• [Work to complete]
Retype the data exactly, from its first line to the line containing "import * as echarts from 'echarts';", including both, and skip any picture.

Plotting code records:
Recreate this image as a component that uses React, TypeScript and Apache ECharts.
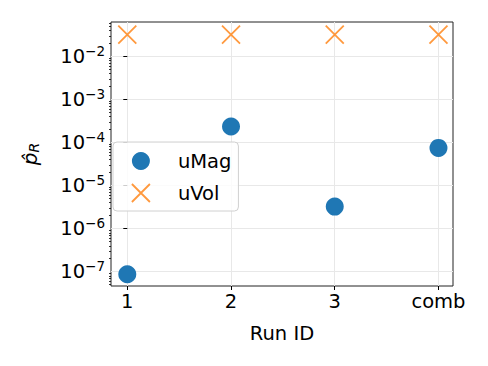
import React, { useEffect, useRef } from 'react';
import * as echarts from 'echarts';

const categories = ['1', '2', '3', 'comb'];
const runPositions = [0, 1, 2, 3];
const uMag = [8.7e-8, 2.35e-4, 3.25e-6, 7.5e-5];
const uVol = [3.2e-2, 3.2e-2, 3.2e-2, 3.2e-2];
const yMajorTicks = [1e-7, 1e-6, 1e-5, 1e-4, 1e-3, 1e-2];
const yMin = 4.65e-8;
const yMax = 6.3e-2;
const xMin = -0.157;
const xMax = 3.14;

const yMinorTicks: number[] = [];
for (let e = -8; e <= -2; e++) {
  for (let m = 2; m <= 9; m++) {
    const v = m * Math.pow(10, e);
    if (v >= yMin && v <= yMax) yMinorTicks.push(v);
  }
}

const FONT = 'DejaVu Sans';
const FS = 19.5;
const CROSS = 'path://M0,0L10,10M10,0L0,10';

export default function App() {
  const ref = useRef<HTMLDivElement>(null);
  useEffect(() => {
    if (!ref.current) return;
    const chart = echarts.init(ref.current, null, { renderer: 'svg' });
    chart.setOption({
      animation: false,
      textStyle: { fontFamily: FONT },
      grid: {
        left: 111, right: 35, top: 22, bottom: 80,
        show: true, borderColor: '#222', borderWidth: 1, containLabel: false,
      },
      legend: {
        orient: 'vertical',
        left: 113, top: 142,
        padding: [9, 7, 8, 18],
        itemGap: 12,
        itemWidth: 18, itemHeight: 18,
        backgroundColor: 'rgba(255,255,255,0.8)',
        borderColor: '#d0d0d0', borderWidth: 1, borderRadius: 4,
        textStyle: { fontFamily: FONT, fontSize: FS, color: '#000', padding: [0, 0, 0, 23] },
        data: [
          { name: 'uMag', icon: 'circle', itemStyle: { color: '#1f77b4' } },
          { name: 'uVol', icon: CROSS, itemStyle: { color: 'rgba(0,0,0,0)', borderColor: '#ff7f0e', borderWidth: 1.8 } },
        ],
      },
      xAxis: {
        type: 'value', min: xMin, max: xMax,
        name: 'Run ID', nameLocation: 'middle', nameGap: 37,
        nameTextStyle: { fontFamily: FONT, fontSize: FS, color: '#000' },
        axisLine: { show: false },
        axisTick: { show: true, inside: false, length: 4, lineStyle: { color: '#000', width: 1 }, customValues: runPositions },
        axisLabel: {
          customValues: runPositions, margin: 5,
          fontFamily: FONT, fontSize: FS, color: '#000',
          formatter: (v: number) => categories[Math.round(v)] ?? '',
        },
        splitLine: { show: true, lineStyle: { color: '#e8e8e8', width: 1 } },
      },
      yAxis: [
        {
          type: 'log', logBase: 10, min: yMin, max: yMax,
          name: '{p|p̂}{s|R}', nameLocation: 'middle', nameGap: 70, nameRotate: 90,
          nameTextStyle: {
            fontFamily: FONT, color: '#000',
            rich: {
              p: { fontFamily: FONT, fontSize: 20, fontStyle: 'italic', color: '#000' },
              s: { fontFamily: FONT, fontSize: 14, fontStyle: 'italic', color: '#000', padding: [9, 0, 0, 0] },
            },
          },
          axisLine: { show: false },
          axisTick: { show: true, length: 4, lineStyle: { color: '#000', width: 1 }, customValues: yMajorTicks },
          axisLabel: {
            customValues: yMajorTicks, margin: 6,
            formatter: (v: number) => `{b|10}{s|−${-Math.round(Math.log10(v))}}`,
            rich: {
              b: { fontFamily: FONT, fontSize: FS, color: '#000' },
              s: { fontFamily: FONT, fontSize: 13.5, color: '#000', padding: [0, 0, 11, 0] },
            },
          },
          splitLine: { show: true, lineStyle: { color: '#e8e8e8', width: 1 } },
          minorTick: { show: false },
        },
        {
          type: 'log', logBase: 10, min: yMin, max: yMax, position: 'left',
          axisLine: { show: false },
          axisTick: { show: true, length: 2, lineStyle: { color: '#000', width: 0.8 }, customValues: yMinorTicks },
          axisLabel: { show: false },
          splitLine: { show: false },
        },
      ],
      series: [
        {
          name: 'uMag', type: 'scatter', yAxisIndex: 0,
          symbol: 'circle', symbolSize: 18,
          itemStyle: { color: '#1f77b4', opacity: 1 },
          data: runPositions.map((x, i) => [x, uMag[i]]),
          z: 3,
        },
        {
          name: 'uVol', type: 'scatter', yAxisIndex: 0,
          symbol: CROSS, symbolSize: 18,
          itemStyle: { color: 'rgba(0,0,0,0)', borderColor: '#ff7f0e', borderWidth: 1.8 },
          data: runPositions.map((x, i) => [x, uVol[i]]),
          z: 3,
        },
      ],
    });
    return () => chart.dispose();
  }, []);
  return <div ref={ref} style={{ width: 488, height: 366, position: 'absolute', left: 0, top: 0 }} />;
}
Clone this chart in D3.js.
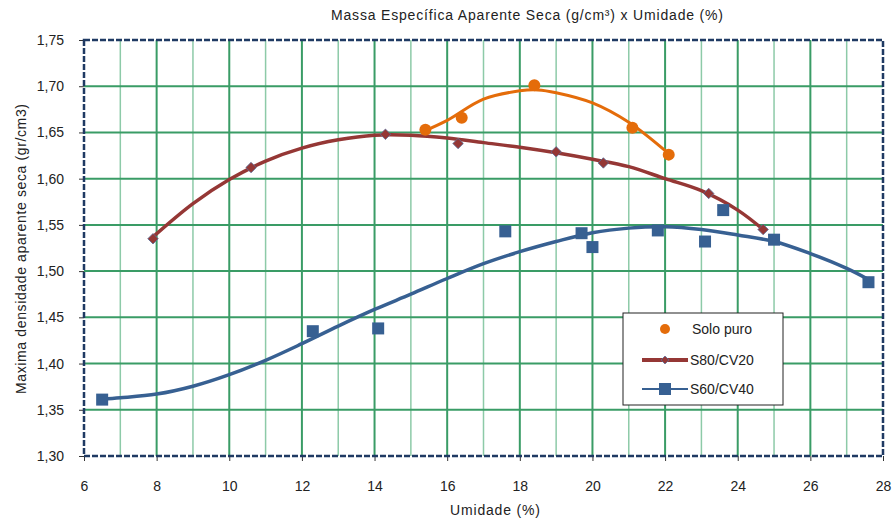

• [Task output]
Recreate this image as a component that uses React, TypeScript and Apache ECharts.
import React, { useEffect, useRef } from 'react';
import * as echarts from 'echarts';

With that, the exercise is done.